The cost and amount of time it takes for a company to conduct a trademark search on its own can be high.  There is also the chance that important references could be missed.  Professional search firms can provide brand holders with an extensive array of cost-effective search services.  Many offer online “screening” services that allow you to look for close marks across dozens of global trademark databases on your own.  Using a screening tool, you can quickly eliminate name candidates that are undoubtedly going to be a problem, and then order full searches on the marks that clear the screening stage.  A professional, full search is the best option once you have eliminated obvious problem marks.  Searches can be conducted in any country and customized to the distinct needs of the brand holder.  Regional packages, global searches of key economies throughout the world and company-name searches can help the brand holders achieve the exact level of coverage they need to be comfortable moving forward. 

International Watch

Once a mark is thoroughly researched, the company should act fast to file it in the foreign jurisdiction, especially if it uses the first-to-file system.  In some cases, regional or global filing mechanisms exist to allow brand holders to file their marks in multiple jurisdictions at once.  As an example, a single filing may protect your trademark in every country in the European Union.

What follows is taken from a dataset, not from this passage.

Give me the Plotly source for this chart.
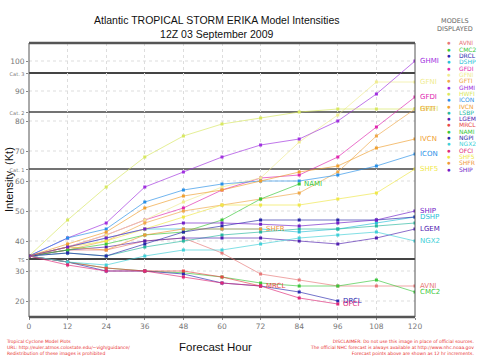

After the trademark has been approved by the local PTO, there is still more work to be done.  Even with a registered trademark, unscrupulous pirates may attempt to create and sell knock-off versions of branded products.  Another common scenario is that a competitor will open a store with a purposefully misleading name.  Sometimes even honest entrepreneurs in the region may unknowingly name a company or product with a mark that infringes or is confusingly similar.  To protect the equity of a brand and to ensure no confusion is created in the market, companies should invest in trademark watch services.

Trademark watch services allow a company to monitor the use of its marks globally to ensure no infringement is taking place.  This prevents dilution of the brand and preserves this valuable company asset.  By using these services, companies can actively monitor their trademarks without the need to allocate time away from in-house and outside legal counsel, or finding infringement issues by “chance.”  Trademarks can be watched at a global or local level for reporting of trademark applications.  Domain names and Internet content may be monitored as well.

Deciding Factors

Trademark search services are invaluable to companies establishing business in foreign markets.  Watch services are integral for a company that has already made the move to a foreign jurisdiction.  One of the biggest challenges a company faces when purchasing such services is to decide the scope, whether broad or narrow, of the search and monitoring.  To help make this decision, there are three crucial things that a company should consider.

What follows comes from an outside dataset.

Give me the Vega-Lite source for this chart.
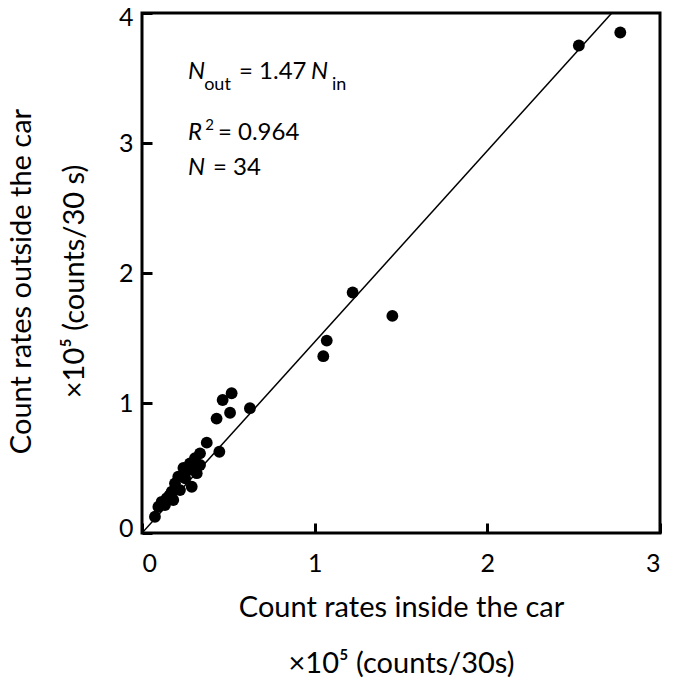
{
  "$schema": "https://vega.github.io/schema/vega-lite/v6.json",
  "width": 518,
  "height": 520,
  "autosize": "none",
  "padding": {"left": 142, "top": 13, "right": 16, "bottom": 151},
  "background": "white",
  "config": {
    "view": {"stroke": "black", "strokeWidth": 3},
    "font": "Lato",
    "axis": {
      "domain": false,
      "grid": false,
      "ticks": true,
      "tickColor": "black",
      "tickWidth": 3,
      "tickSize": -10,
      "labelFont": "Lato",
      "labelFontSize": 25,
      "labelColor": "black",
      "titleFont": "Lato",
      "titleFontSize": 29,
      "titleFontWeight": "normal",
      "titleColor": "black"
    }
  },
  "datasets": {
    "pts": [
      {"xin": 2.53, "yout": 3.75}, {"xin": 2.77, "yout": 3.85},
      {"xin": 1.22, "yout": 1.85}, {"xin": 1.45, "yout": 1.67},
      {"xin": 1.07, "yout": 1.48}, {"xin": 1.05, "yout": 1.36},
      {"xin": 0.519, "yout": 1.075}, {"xin": 0.467, "yout": 1.023},
      {"xin": 0.51, "yout": 0.925}, {"xin": 0.625, "yout": 0.96},
      {"xin": 0.432, "yout": 0.88}, {"xin": 0.375, "yout": 0.695},
      {"xin": 0.448, "yout": 0.625}, {"xin": 0.336, "yout": 0.613},
      {"xin": 0.307, "yout": 0.575}, {"xin": 0.278, "yout": 0.536},
      {"xin": 0.336, "yout": 0.523}, {"xin": 0.268, "yout": 0.485},
      {"xin": 0.317, "yout": 0.46}, {"xin": 0.288, "yout": 0.356},
      {"xin": 0.21, "yout": 0.433}, {"xin": 0.191, "yout": 0.382},
      {"xin": 0.22, "yout": 0.33}, {"xin": 0.172, "yout": 0.318},
      {"xin": 0.143, "yout": 0.267}, {"xin": 0.181, "yout": 0.254},
      {"xin": 0.114, "yout": 0.24}, {"xin": 0.095, "yout": 0.202},
      {"xin": 0.133, "yout": 0.215}, {"xin": 0.075, "yout": 0.125},
      {"xin": 0.25, "yout": 0.42}, {"xin": 0.30, "yout": 0.50},
      {"xin": 0.24, "yout": 0.50}, {"xin": 0.16, "yout": 0.29}
    ],
    "fit": [{"xin": 0, "yout": 0}, {"xin": 2.721, "yout": 4}],
    "italic": [
      {"xin": 0.266, "yout": 3.546, "t": "N"},
      {"xin": 0.979, "yout": 3.546, "t": "N"},
      {"xin": 0.266, "yout": 3.077, "t": "R"},
      {"xin": 0.266, "yout": 2.808, "t": "N"}
    ],
    "plain": [
      {"xin": 0.562, "yout": 3.546, "t": "= 1.47"},
      {"xin": 0.44, "yout": 3.077, "t": "= 0.964"},
      {"xin": 0.411, "yout": 2.808, "t": "= 34"}
    ],
    "sub": [
      {"xin": 0.36, "yout": 3.446, "t": "out"},
      {"xin": 1.1, "yout": 3.446, "t": "in"}
    ],
    "sup": [
      {"xin": 0.367, "yout": 3.14, "t": "2"}
    ]
  },
  "layer": [
    {
      "data": {"name": "fit"},
      "mark": {"type": "line", "color": "black", "strokeWidth": 1.5, "clip": true},
      "encoding": {
        "x": {
          "field": "xin", "type": "quantitative",
          "scale": {"domain": [0, 3], "nice": false, "zero": true},
          "axis": {
            "values": [0, 1, 2, 3],
            "format": "d",
            "labelPadding": 28,
            "title": ["Count rates inside the car", "×10⁵ (counts/30s)"],
            "titleY": 60,
            "titleLineHeight": 56
          }
        },
        "y": {
          "field": "yout", "type": "quantitative",
          "scale": {"domain": [0, 4], "nice": false},
          "axis": {
            "values": [0, 1, 2, 3, 4],
            "format": "d",
            "labelPadding": 19,
            "labelFlush": true,
            "labelFlushOffset": 8,
            "title": ["Count rates outside the car", "×10⁵ (counts/30 s)"],
            "titleX": -106,
            "titleY": 268,
            "titleLineHeight": 53
          }
        }
      }
    },
    {
      "data": {"name": "pts"},
      "mark": {"type": "circle", "color": "black", "size": 140, "opacity": 1},
      "encoding": {
        "x": {"field": "xin", "type": "quantitative"},
        "y": {"field": "yout", "type": "quantitative"}
      }
    },
    {
      "data": {"name": "italic"},
      "mark": {"type": "text", "align": "left", "baseline": "middle", "fontSize": 24, "fontStyle": "italic", "color": "black"},
      "encoding": {
        "x": {"field": "xin", "type": "quantitative"},
        "y": {"field": "yout", "type": "quantitative"},
        "text": {"field": "t"}
      }
    },
    {
      "data": {"name": "plain"},
      "mark": {"type": "text", "align": "left", "baseline": "middle", "fontSize": 24, "color": "black"},
      "encoding": {
        "x": {"field": "xin", "type": "quantitative"},
        "y": {"field": "yout", "type": "quantitative"},
        "text": {"field": "t"}
      }
    },
    {
      "data": {"name": "sub"},
      "mark": {"type": "text", "align": "left", "baseline": "middle", "fontSize": 18, "color": "black"},
      "encoding": {
        "x": {"field": "xin", "type": "quantitative"},
        "y": {"field": "yout", "type": "quantitative"},
        "text": {"field": "t"}
      }
    },
    {
      "data": {"name": "sup"},
      "mark": {"type": "text", "align": "left", "baseline": "middle", "fontSize": 15, "color": "black"},
      "encoding": {
        "x": {"field": "xin", "type": "quantitative"},
        "y": {"field": "yout", "type": "quantitative"},
        "text": {"field": "t"}
      }
    }
  ]
}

  1. Determine the value of the brand.  What’s the potential for financial loss if a mark cannot be used in a certain country due to another company already using it or if there is confusion over it?  Not only does this financial loss include the brand itself, but the cost of research, development and marketing that went into creating the brand.  This answer will be different for every company. 
  2. Consider where the company sells its products today and where it wants to sell them in the future.  If it’s only selling a product in a couple countries, it probably does not make sense to search and protect the brand on a worldwide scale.  If the company already has a worldwide presence and requires the same name across different jurisdictions, then it will probably require broader search and watch services.
  3. Think about budget.  It is important to pick the right service for the job, while ensuring it is the most cost-effective choice for the budget.  Trademark search and watch services firms can consult with you to help figure out the best options to meet these objectives. 

Whatever decision you make regarding the scope of services purchased, there is no question that trademark search services are a necessary component of any decision to expand into international markets.  As a next step, trademark watch services are necessary to ensure the brand will always retain its equity in the face of infringement.